- [WHAT YOU NEED TO DO] Reproduce the listing word for word. Skip any image.

- [SOURCE EXCERPT]
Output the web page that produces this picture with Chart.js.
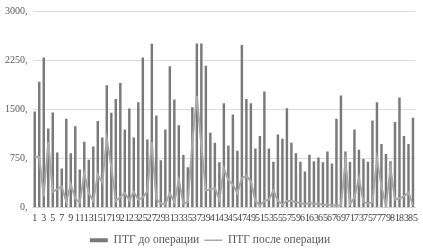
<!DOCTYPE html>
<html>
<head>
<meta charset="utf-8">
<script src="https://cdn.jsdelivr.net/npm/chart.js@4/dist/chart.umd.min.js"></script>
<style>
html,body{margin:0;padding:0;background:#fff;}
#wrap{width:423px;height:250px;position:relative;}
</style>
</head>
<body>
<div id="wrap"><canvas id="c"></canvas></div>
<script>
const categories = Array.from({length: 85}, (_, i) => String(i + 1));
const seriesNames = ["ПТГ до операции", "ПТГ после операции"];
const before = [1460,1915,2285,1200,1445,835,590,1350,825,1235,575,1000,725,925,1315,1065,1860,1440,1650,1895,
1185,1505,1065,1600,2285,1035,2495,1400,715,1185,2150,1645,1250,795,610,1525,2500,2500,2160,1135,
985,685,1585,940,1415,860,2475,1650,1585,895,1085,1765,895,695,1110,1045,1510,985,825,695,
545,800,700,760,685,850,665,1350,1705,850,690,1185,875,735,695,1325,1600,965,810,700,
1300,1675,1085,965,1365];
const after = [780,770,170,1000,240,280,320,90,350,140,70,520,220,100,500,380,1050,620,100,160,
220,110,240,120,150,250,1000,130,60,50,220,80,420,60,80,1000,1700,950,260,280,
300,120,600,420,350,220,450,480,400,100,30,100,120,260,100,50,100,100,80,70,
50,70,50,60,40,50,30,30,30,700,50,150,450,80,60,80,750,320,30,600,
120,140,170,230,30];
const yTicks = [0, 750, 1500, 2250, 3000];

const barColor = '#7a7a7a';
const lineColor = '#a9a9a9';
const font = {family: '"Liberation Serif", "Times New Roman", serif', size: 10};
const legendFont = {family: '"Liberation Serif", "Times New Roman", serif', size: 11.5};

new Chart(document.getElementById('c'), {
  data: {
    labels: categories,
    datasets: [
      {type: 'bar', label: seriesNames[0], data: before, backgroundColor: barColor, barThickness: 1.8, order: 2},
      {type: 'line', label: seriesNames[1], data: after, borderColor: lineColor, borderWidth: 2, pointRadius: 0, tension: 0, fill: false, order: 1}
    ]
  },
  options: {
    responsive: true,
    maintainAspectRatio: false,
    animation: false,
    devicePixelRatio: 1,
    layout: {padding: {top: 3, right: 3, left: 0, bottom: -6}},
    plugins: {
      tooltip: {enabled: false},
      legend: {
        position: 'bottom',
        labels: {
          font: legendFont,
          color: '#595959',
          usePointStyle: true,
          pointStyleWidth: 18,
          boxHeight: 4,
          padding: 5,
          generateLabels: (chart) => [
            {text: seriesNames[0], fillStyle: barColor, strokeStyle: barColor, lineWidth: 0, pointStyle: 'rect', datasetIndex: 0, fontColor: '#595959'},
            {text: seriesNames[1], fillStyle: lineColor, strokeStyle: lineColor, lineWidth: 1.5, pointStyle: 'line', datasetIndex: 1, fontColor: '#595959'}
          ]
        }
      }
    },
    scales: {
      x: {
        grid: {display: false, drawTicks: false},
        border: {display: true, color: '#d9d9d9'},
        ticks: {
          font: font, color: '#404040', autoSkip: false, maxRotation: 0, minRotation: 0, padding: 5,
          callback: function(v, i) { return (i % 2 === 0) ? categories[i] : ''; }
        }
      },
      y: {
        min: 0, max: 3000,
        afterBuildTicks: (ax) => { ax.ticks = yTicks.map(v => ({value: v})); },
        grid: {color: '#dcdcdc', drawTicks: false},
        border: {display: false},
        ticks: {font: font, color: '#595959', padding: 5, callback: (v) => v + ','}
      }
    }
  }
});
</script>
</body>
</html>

- [COMPLETE RESPONSE]
Output the web page that produces this picture with Chart.js.
<!DOCTYPE html>
<html>
<head>
<meta charset="utf-8">
<script src="https://cdn.jsdelivr.net/npm/chart.js@4/dist/chart.umd.min.js"></script>
<style>
html,body{margin:0;padding:0;background:#fff;}
#wrap{width:423px;height:250px;position:relative;}
</style>
</head>
<body>
<div id="wrap"><canvas id="c"></canvas></div>
<script>
const categories = Array.from({length: 85}, (_, i) => String(i + 1));
const seriesNames = ["ПТГ до операции", "ПТГ после операции"];
const before = [1460,1915,2285,1200,1445,835,590,1350,825,1235,575,1000,725,925,1315,1065,1860,1440,1650,1895,
1185,1505,1065,1600,2285,1035,2495,1400,715,1185,2150,1645,1250,795,610,1525,2500,2500,2160,1135,
985,685,1585,940,1415,860,2475,1650,1585,895,1085,1765,895,695,1110,1045,1510,985,825,695,
545,800,700,760,685,850,665,1350,1705,850,690,1185,875,735,695,1325,1600,965,810,700,
1300,1675,1085,965,1365];
const after = [780,770,170,1000,240,280,320,90,350,140,70,520,220,100,500,380,1050,620,100,160,
220,110,240,120,150,250,1000,130,60,50,220,80,420,60,80,1000,1700,950,260,280,
300,120,600,420,350,220,450,480,400,100,30,100,120,260,100,50,100,100,80,70,
50,70,50,60,40,50,30,30,30,700,50,150,450,80,60,80,750,320,30,600,
120,140,170,230,30];
const yTicks = [0, 750, 1500, 2250, 3000];

const barColor = '#7a7a7a';
const lineColor = '#a9a9a9';
const font = {family: '"Liberation Serif", "Times New Roman", serif', size: 10};
const legendFont = {family: '"Liberation Serif", "Times New Roman", serif', size: 11.5};

new Chart(document.getElementById('c'), {
  data: {
    labels: categories,
    datasets: [
      {type: 'bar', label: seriesNames[0], data: before, backgroundColor: barColor, barThickness: 1.8, order: 2},
      {type: 'line', label: seriesNames[1], data: after, borderColor: lineColor, borderWidth: 2, pointRadius: 0, tension: 0, fill: false, order: 1}
    ]
  },
  options: {
    responsive: true,
    maintainAspectRatio: false,
    animation: false,
    devicePixelRatio: 1,
    layout: {padding: {top: 3, right: 3, left: 0, bottom: -6}},
    plugins: {
      tooltip: {enabled: false},
      legend: {
        position: 'bottom',
        labels: {
          font: legendFont,
          color: '#595959',
          usePointStyle: true,
          pointStyleWidth: 18,
          boxHeight: 4,
          padding: 5,
          generateLabels: (chart) => [
            {text: seriesNames[0], fillStyle: barColor, strokeStyle: barColor, lineWidth: 0, pointStyle: 'rect', datasetIndex: 0, fontColor: '#595959'},
            {text: seriesNames[1], fillStyle: lineColor, strokeStyle: lineColor, lineWidth: 1.5, pointStyle: 'line', datasetIndex: 1, fontColor: '#595959'}
          ]
        }
      }
    },
    scales: {
      x: {
        grid: {display: false, drawTicks: false},
        border: {display: true, color: '#d9d9d9'},
        ticks: {
          font: font, color: '#404040', autoSkip: false, maxRotation: 0, minRotation: 0, padding: 5,
          callback: function(v, i) { return (i % 2 === 0) ? categories[i] : ''; }
        }
      },
      y: {
        min: 0, max: 3000,
        afterBuildTicks: (ax) => { ax.ticks = yTicks.map(v => ({value: v})); },
        grid: {color: '#dcdcdc', drawTicks: false},
        border: {display: false},
        ticks: {font: font, color: '#595959', padding: 5, callback: (v) => v + ','}
      }
    }
  }
});
</script>
</body>
</html>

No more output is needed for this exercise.